La nomination d'un ministre d'Etat dédié aux Outre-mers est une donnée symbolique et importante
Le 12 décembre, Météo France considérait la trajectoire cyclonique possible ; je l’ai considérée comme certaine. La préparation avec les édiles mahorais a été correcte : nous avons organisé des réunions, pour leur demander d’ouvrir des centres d’hébergement d’urgence inconditionnels - 120 centres ont été ouverts en près de vingt-quatre heures, 10 000 personnes ont été accueillies. Les plans de sauvegarde communaux ont été activés. La communication n’a jamais été rompue, en phases de gestion orange, rouge et violette.
Les débats se poursuivent autour du bilan réel des victimes du cyclone. Comment expliquez-vous cette méfiance envers les données officielles ?
J’essaye de travailler de façon rationnelle, non pas sur des "on-dit" et autres rumeurs portées par des personnes qui, souvent, n’habitent même pas à Mayotte. Aujourd’hui, le bilan humain s’élève à 39 morts - des décès déclarés à l'hôpital - même si ce chiffre est en train d’être affiné. Il y a une grande différence entre une personne décédée et une personne disparue : c’est l’absence ou la présence de dépouille mortuaire.

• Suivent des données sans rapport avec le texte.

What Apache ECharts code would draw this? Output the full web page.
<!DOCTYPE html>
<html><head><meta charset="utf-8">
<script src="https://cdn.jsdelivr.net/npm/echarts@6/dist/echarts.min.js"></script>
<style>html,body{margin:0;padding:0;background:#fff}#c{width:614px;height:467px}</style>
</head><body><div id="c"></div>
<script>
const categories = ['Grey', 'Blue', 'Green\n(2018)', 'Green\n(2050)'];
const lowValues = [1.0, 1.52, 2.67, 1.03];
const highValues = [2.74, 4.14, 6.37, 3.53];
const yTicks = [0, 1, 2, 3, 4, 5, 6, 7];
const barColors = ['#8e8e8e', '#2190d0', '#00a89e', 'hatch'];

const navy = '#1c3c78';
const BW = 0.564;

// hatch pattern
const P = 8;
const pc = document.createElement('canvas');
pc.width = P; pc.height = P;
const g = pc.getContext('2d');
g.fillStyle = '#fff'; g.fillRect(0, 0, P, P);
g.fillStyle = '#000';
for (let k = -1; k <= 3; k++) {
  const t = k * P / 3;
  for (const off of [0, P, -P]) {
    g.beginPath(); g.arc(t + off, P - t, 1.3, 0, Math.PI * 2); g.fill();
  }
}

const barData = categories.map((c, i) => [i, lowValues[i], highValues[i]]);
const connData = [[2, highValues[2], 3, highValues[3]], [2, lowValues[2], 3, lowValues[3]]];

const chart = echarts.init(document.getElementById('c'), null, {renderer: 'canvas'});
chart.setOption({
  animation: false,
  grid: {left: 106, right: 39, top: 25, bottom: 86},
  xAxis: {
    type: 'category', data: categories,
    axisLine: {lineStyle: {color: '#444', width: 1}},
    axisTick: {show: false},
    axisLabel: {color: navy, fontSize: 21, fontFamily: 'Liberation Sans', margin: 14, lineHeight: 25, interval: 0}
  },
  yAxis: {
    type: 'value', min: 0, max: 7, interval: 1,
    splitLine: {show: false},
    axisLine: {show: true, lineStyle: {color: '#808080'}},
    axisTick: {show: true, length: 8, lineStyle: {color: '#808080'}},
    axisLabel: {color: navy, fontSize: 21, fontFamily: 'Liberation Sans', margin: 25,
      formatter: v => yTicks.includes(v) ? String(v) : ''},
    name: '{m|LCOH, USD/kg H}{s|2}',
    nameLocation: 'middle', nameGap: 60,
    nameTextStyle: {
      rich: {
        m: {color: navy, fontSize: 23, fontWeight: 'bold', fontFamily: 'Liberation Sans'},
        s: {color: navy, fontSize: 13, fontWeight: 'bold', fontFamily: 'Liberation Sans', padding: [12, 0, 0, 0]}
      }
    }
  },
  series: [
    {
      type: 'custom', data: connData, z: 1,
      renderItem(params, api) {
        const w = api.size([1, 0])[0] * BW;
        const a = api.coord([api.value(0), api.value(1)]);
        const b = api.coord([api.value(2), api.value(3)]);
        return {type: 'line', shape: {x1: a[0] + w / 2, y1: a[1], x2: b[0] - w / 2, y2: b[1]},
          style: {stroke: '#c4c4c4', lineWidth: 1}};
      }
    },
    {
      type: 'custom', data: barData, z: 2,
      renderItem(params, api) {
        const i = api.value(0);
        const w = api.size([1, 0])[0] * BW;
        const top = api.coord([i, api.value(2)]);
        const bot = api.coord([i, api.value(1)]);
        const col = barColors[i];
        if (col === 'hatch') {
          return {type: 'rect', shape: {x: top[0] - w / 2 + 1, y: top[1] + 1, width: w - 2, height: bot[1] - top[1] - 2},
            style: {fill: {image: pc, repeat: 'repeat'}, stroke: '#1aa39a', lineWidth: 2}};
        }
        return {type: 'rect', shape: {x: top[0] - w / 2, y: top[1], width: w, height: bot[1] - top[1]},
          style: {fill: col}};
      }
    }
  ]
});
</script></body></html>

La grande difficulté est donc de rapprocher le nombre de personnes décédées du nombre de personnes que l’on dit disparues. Et à date, je ne peux attester du nombre de disparus. Nous continuons le travail.
Quelle est votre méthodologie pour définir le nombre de personnes décédées, alors qu’une partie de la population n’est pas précisément recensée ?
Dès le surlendemain du cyclone, au gré d’un renfort, j’ai mandaté une sous-préfète à une mission d’investigation afin d’appréhender le nombre de victimes potentielles et de disparus. Elle aura la tâche d’investir tous les canaux possibles pour établir un chiffrage précis. Dont le système religieux. Nous avons reçu les témoignages de l’existence de tombes relativement fraîches, dont on peut penser qu’elles ont été creusées à la suite du cyclone - dans la tradition musulmane, pratiquée par 95 % des Mahorais, il est courant d'inhumer au plus vite les personnes décédées. On essaye également de savoir s’il y a eu beaucoup de prières mortuaires. Mais pénétrer ce milieu demeure très complexe. A la suite du cyclone, j’ai évoqué la possibilité de plusieurs centaines de morts, voire quelques milliers. C’était une possibilité, pas une probabilité. Mais je ne veux pas nourrir un quelconque fantasme : nous n’avons découvert aucun charnier.
La continuité de l’Etat a-t-elle été altérée par le remaniement ministériel ?
La phase transitoire n’a rien changé à la continuité de l’Etat. Les ministres de l’Intérieur et des Outre-mers sont restés en poste, ont géré les affaires courantes et sont demeurés, jusqu’au remaniement, mes interlocuteurs. Bruno Retailleau et François-Noël Buffet ont été immédiatement au chevet de Mayotte, et sont d’ailleurs venus très vite. J’ai deux ministres qui m’ont permis de décider, qui ont fait le nécessaire pour animer la cellule interministérielle de crise. Donc je ne me suis pas posé la question.
Les Outre-mers disposent désormais d’un ministre d’Etat en la personne de Manuel Valls - ancien Premier ministre de surcroît. Quel est le signal renvoyé à Mayotte ?
C’est une donnée symbolique et importante, qui réhausse la place des Outre-mers dans la perception politique actuelle. La Nouvelle-Calédonie bien sûr, la Martinique et puis Mayotte désormais sortent de crises certes différentes, mais symptomatiques de l’importance de ces défis. Avoir un ministre d’Etat en position forte prouve que l’un des grands enjeux du gouvernement sera de redéployer ces territoires dans la République.